Second round of Egypt's national dialogue aims to achieve 'consensus'

Ahram Online, Thursday 13 Dec 2012

Another meeting of President Morsi's 'national dialogue' initiative will convene Thursday, despite continued absence of opposition's main players

Egypt's President Mohamed Morsi (C) attends a meeting with Egypt's Vice President Mahmoud Mekky (4th L) with other politicians and heads of parties at the presidential palace in Cairo December 8, 2012 (Photo: Reuters)

The presidential office on Thursday announced that the third phase of the national dialogue headed by Vice President Mahmoud Mekki would take place Thursday afternoon.

In a press release, the presidency announced that it would hold two meetings. The first will be held with the committee of experts, headed by Constituent Assembly member Selim El-Awa, in order to discuss contentious articles of the draft constitution that might be re-drafted.  

The referendum on the draft constitution will kick off Saturday, with a second phase taking place on 22 December. Contentious articles may be discussed by members of parliament's lower house after general elections are held, if the constitution passes.

The meeting will also discuss nomination criteria for the one third of Shura Council (upper house of parliament) members who are to be appointed by the president. The committee of experts is set to draw up criteria to be agreed upon by all factions in the dialogue. These will then be presented to Morsi by moderate-Islamist Wasat Party leader Abul-Ela Madi.

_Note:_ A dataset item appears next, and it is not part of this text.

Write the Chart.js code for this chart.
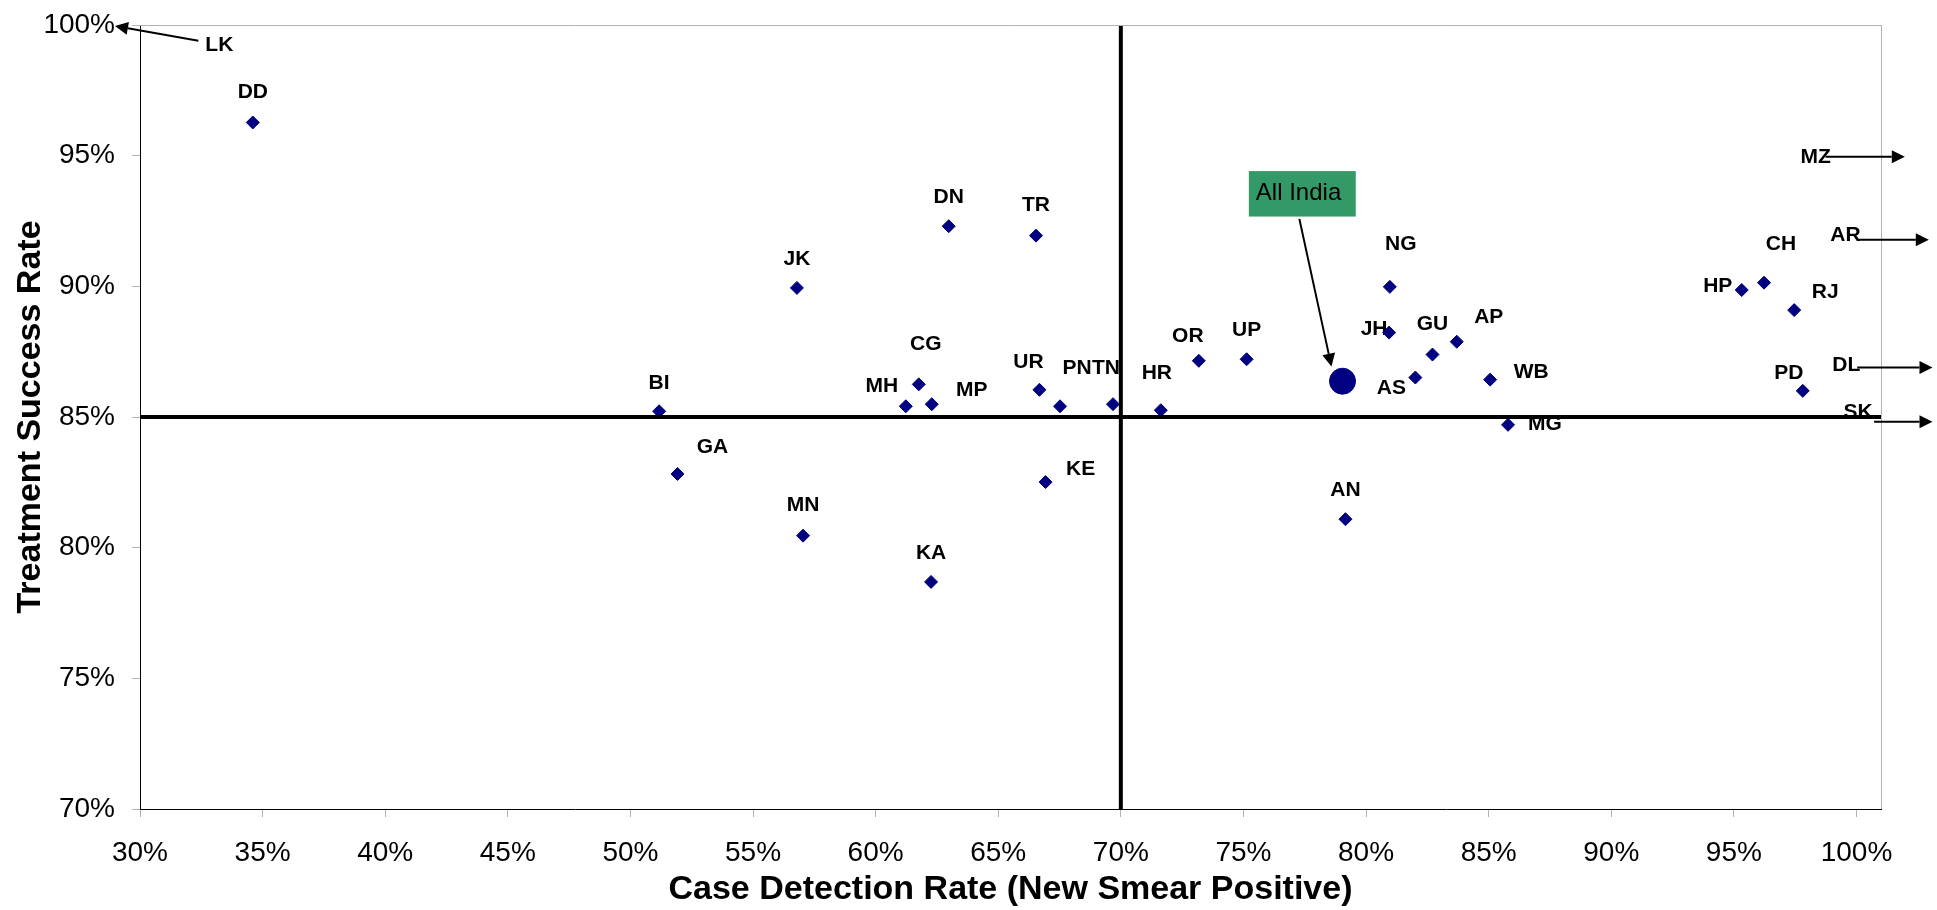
<!DOCTYPE html>
<html>
<head>
<meta charset="utf-8">
<title>Case Detection Rate vs Treatment Success Rate</title>
<script src="https://cdn.jsdelivr.net/npm/chart.js@4.4.0/dist/chart.umd.min.js"></script>
<style>
  html, body { margin: 0; padding: 0; background: #fff; }
  #wrap { width: 1937px; height: 910px; }
</style>
</head>
<body>
<div id="wrap"><canvas id="chart"></canvas></div>
<script>
// State codes with case detection rate (x, %) and treatment success rate (y, %)
const states = ['DD', 'DN', 'TR', 'JK', 'CG', 'MH', 'MP', 'UR', 'PN', 'TN',
  'HR', 'OR', 'UP', 'BI', 'GA', 'MN', 'KA', 'KE', 'AN', 'NG',
  'JH', 'GU', 'AP', 'AS', 'WB', 'MG', 'HP', 'CH', 'RJ', 'PD'];
const detectionRate = [34.6, 62.98, 66.54, 56.79, 61.76, 61.23, 62.29, 66.68, 67.52, 69.68,
  71.63, 73.18, 75.13, 51.17, 51.92, 57.04, 62.26, 66.93, 79.16, 80.97,
  80.94, 82.71, 83.70, 82.01, 85.06, 85.79, 95.32, 96.23, 97.46, 97.81];
const successRate = [96.27, 92.30, 91.94, 89.94, 86.25, 85.41, 85.49, 86.04, 85.41, 85.49,
  85.26, 87.15, 87.21, 85.22, 82.82, 80.46, 78.69, 82.51, 81.09, 89.98,
  88.23, 87.39, 87.88, 86.51, 86.43, 84.70, 89.86, 90.14, 89.09, 86.00];

// All India average
const indiaName = ['All India'];
const indiaDetection = [79.04];
const indiaSuccess = [86.37];

// Target lines
const targetDetection = 70;
const targetSuccess = 85;

// Axis ranges and ticks
const xMin = 30, xMax = 101;
const yMin = 70, yMax = 100;
const xTicks = [30, 35, 40, 45, 50, 55, 60, 65, 70, 75, 80, 85, 90, 95, 100];
const yTicks = [70, 75, 80, 85, 90, 95, 100];

// States that fall outside the plotted range: arrow from -> to (in axis units)
const offStates = ['LK', 'MZ', 'AR', 'DL', 'SK'];
const offFromX = [32.38, 98.74, 100.08, 100.03, 100.72];
const offFromY = [99.40, 94.96, 91.78, 86.89, 84.82];
const offToX = [28.98, 101.97, 102.95, 103.10, 103.10];
const offToY = [99.96, 94.96, 91.78, 86.89, 84.82];

// All India callout box [left, top, right, bottom] and arrow [x1, y1, x2, y2]
const calloutBox = [75.22, 94.41, 79.58, 92.67];
const calloutArrow = [77.28, 92.58, 78.59, 86.93];

// label offsets in px (label centre relative to the point)
const labelDx = [0, 0, 0, 0, 7, -24, 40, -11, 17, -7,
  -4, -11, 0, 0, 35, 0, 0, 35, 0, 11,
  -15, 0, 32, -24, 41, 37, -24, 17, 31, -14];
const labelDy = [-30, -29, -30, -29, -40, -20, -14, -28, -38, -36,
  -37, -25, -29, -28, -27, -30, -29, -13, -29, -43,
  -3, -30, -25, 11, -7, -1, -4, -38, -18, -18];
const offLabelDx = [21, -10, -13, -11, -16];
const offLabelDy = [5, 0, -5, -2, -10];

const FONT = '"Liberation Sans", Arial, sans-serif';
const NAVY = '#000080';

function drawArrow(ctx, x1, y1, x2, y2) {
  const ang = Math.atan2(y2 - y1, x2 - x1);
  const len = 13, half = 6.5;
  const bx = x2 - Math.cos(ang) * len, by = y2 - Math.sin(ang) * len;
  ctx.beginPath();
  ctx.moveTo(x1, y1);
  ctx.lineTo(bx, by);
  ctx.stroke();
  ctx.beginPath();
  ctx.moveTo(x2, y2);
  ctx.lineTo(bx + Math.sin(ang) * half, by - Math.cos(ang) * half);
  ctx.lineTo(bx - Math.sin(ang) * half, by + Math.cos(ang) * half);
  ctx.closePath();
  ctx.fill();
}

// state labels under the marks
const labelPlugin = {
  id: 'stateLabels',
  beforeDatasetsDraw(chart) {
    const { ctx, scales } = chart;
    ctx.save();
    ctx.font = 'bold 21px ' + FONT;
    ctx.fillStyle = '#000';
    ctx.textAlign = 'center';
    ctx.textBaseline = 'middle';
    states.forEach((s, i) => {
      const px = scales.x.getPixelForValue(detectionRate[i]);
      const py = scales.y.getPixelForValue(successRate[i]);
      ctx.fillText(s, px + labelDx[i], py + labelDy[i]);
    });
    ctx.restore();
  }
};

// plot border, off-range arrows, All India callout
const extrasPlugin = {
  id: 'extras',
  afterDraw(chart) {
    const { ctx, chartArea, scales } = chart;
    const sx = v => scales.x.getPixelForValue(v);
    const sy = v => scales.y.getPixelForValue(v);
    ctx.save();
    ctx.strokeStyle = '#b3b3b3';
    ctx.lineWidth = 1;
    ctx.beginPath();
    ctx.moveTo(chartArea.left, chartArea.top + 0.5);
    ctx.lineTo(chartArea.right + 0.5, chartArea.top + 0.5);
    ctx.lineTo(chartArea.right + 0.5, chartArea.bottom);
    ctx.stroke();

    ctx.strokeStyle = '#000';
    ctx.fillStyle = '#000';
    ctx.lineWidth = 2;
    ctx.font = 'bold 21px ' + FONT;
    ctx.textAlign = 'center';
    ctx.textBaseline = 'middle';
    offStates.forEach((s, i) => {
      const x1 = sx(offFromX[i]), y1 = sy(offFromY[i]);
      ctx.fillText(s, x1 + offLabelDx[i], y1 + offLabelDy[i]);
      drawArrow(ctx, x1, y1, sx(offToX[i]), sy(offToY[i]));
    });

    // callout
    const bl = sx(calloutBox[0]), bt = sy(calloutBox[1]);
    const br = sx(calloutBox[2]), bb = sy(calloutBox[3]);
    ctx.fillStyle = '#339966';
    ctx.fillRect(bl, bt, br - bl, bb - bt);
    ctx.fillStyle = '#000';
    ctx.font = '24px ' + FONT;
    ctx.textAlign = 'left';
    ctx.fillText(indiaName[0], bl + 7, (bt + bb) / 2);
    ctx.lineWidth = 2;
    drawArrow(ctx, sx(calloutArrow[0]), sy(calloutArrow[1]), sx(calloutArrow[2]), sy(calloutArrow[3]));
    ctx.restore();
  }
};

const tickFont = { family: FONT, size: 28 };
const titleFont = { family: FONT, size: 34, weight: 'bold' };

new Chart(document.getElementById('chart'), {
  type: 'scatter',
  data: {
    datasets: [
      {
        label: 'Treatment success target',
        data: [{ x: xMin, y: targetSuccess }, { x: xMax, y: targetSuccess }],
        showLine: true, borderColor: '#000', borderWidth: 4, pointRadius: 0
      },
      {
        label: 'Case detection target',
        data: [{ x: targetDetection, y: yMin }, { x: targetDetection, y: yMax }],
        showLine: true, borderColor: '#000', borderWidth: 4, pointRadius: 0
      },
      {
        label: 'All India',
        data: indiaDetection.map((d, i) => ({ x: d, y: indiaSuccess[i] })),
        pointRadius: 13, backgroundColor: NAVY, borderColor: NAVY
      },
      {
        label: 'States',
        data: states.map((s, i) => ({ x: detectionRate[i], y: successRate[i] })),
        pointStyle: 'rectRot', pointRadius: 6.5, borderWidth: 1,
        backgroundColor: NAVY, borderColor: NAVY
      }
    ]
  },
  options: {
    responsive: true,
    maintainAspectRatio: false,
    animation: false,
    events: [],
    layout: { autoPadding: false, padding: { top: 25, right: 56, left: 0, bottom: 0 } },
    plugins: {
      legend: { display: false },
      tooltip: { enabled: false }
    },
    scales: {
      x: {
        type: 'linear', min: xMin, max: xMax,
        afterBuildTicks: s => { s.ticks = xTicks.map(v => ({ value: v })); },
        afterFit: s => { s.height = 101; s.paddingLeft = 0; s.paddingRight = 0; },
        grid: { drawOnChartArea: false, drawTicks: true, tickLength: 8, color: '#b3b3b3' },
        border: { color: '#000', width: 1 },
        ticks: { callback: v => v + '%', color: '#000', font: tickFont, padding: 19, maxRotation: 0, autoSkip: false },
        title: { display: true, text: 'Case Detection Rate (New Smear Positive)', color: '#000', font: titleFont, padding: 0 }
      },
      y: {
        type: 'linear', min: yMin, max: yMax,
        afterBuildTicks: s => { s.ticks = yTicks.map(v => ({ value: v })); },
        afterFit: s => { s.width = 140; s.paddingTop = 0; s.paddingBottom = 0; },
        grid: { drawOnChartArea: false, drawTicks: true, tickLength: 8, color: '#b3b3b3' },
        border: { color: '#000', width: 1 },
        ticks: { callback: v => v + '%', color: '#000', font: tickFont, padding: 17, autoSkip: false },
        title: { display: true, text: 'Treatment Success Rate', color: '#000', font: titleFont, padding: { top: 10, bottom: 0 } }
      }
    }
  },
  plugins: [labelPlugin, extrasPlugin]
});
</script>
</body>
</html>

This is set to take place following the referendum, as legislative powers will be vested in parliament and no longer be in the hands of the president, as is currently the case. The People's Assembly was dissolved in June following a High Constitutional Court ruling that ruled that one-third of its members had been chosen on an unconstitutional basis. 

Following the meeting of experts, the minutes of the meeting will be shared and what was agreed upon announced to the public. So far, it has been unclear who exactly has attended the meetings.

The statement by the presidential office added that the meeting aimed to achieve the "greatest level of national consensus."

On Saturday, following three days of violent clashes between pro-Morsi supporters and opposition activists over the 22 November constitutional decree and the draft constitution, Egyptians will vote in a national referendum. The national dialogue meetings are an attempt to end the discord that has led to the deaths of at least seven protesters with hundreds injured.

Opposition attendance, however, has been feeble so far, with the majority refusing to attend. The National Salvation Front, the main opposition group led by founder of the Constitution Party Mohamed ElBaradei and former presidential candidates Hamdeen Sabbahi and Amr Moussa, was among those who refused to attend.

Those who attended included Al-Azhar Sheikh Ahmed El-Tayeb, former Islamist presidential candidate Mohamed Selim El-Awa, Salafist Nour Party chairman Emad El-Din Abdel-Gafour, Ghad El-Thawra Party founder Ayman Nour, moderate-Islamist Wasat Party leaders Abul-Ela Madi and Essam Sultan, and Gamal Gebril, chairman of the Constituent Assembly's system-of-government committee.

Also attending were Islamic preacher Amr Khaled; Al-Ahram columnist Fahmy Howeidy; Montasser El-Zayat, a well-known lawyer for Islamist groups in Egypt; Egypt's top publisher Ibrahim El-Moalem; and former head of the now-dissolved People's Assembly's legislative committee, Mahmoud El-Khodairy.

Following the meeting, the controversial constitutional declaration announced 22 November by President Morsi was rescinded. The decree shielded his decisions from judicial review and protected the Islamist-dominated Constituent Assembly and upper house of parliament (the Shura Council) from dissolution.

A second meeting by the committee was held Tuesday.

The new constitutional declaration announced in its place is immune to legal challenge as Morsi, in office for around five months, sought to avoid a fresh impasse.

Bloodshed over the constitution and political divisions experienced since 22 November have largely been attributed to the Muslim Brotherhood's dictatorial practices since Morsi's ascent to power, including limiting many freedoms in the draft charter.

Morsi's supporters, however, claim that the holding of the referendum on schedule, starting on Saturday, is the legitimate way to achieve revolutionary goals and end the current period of political transition.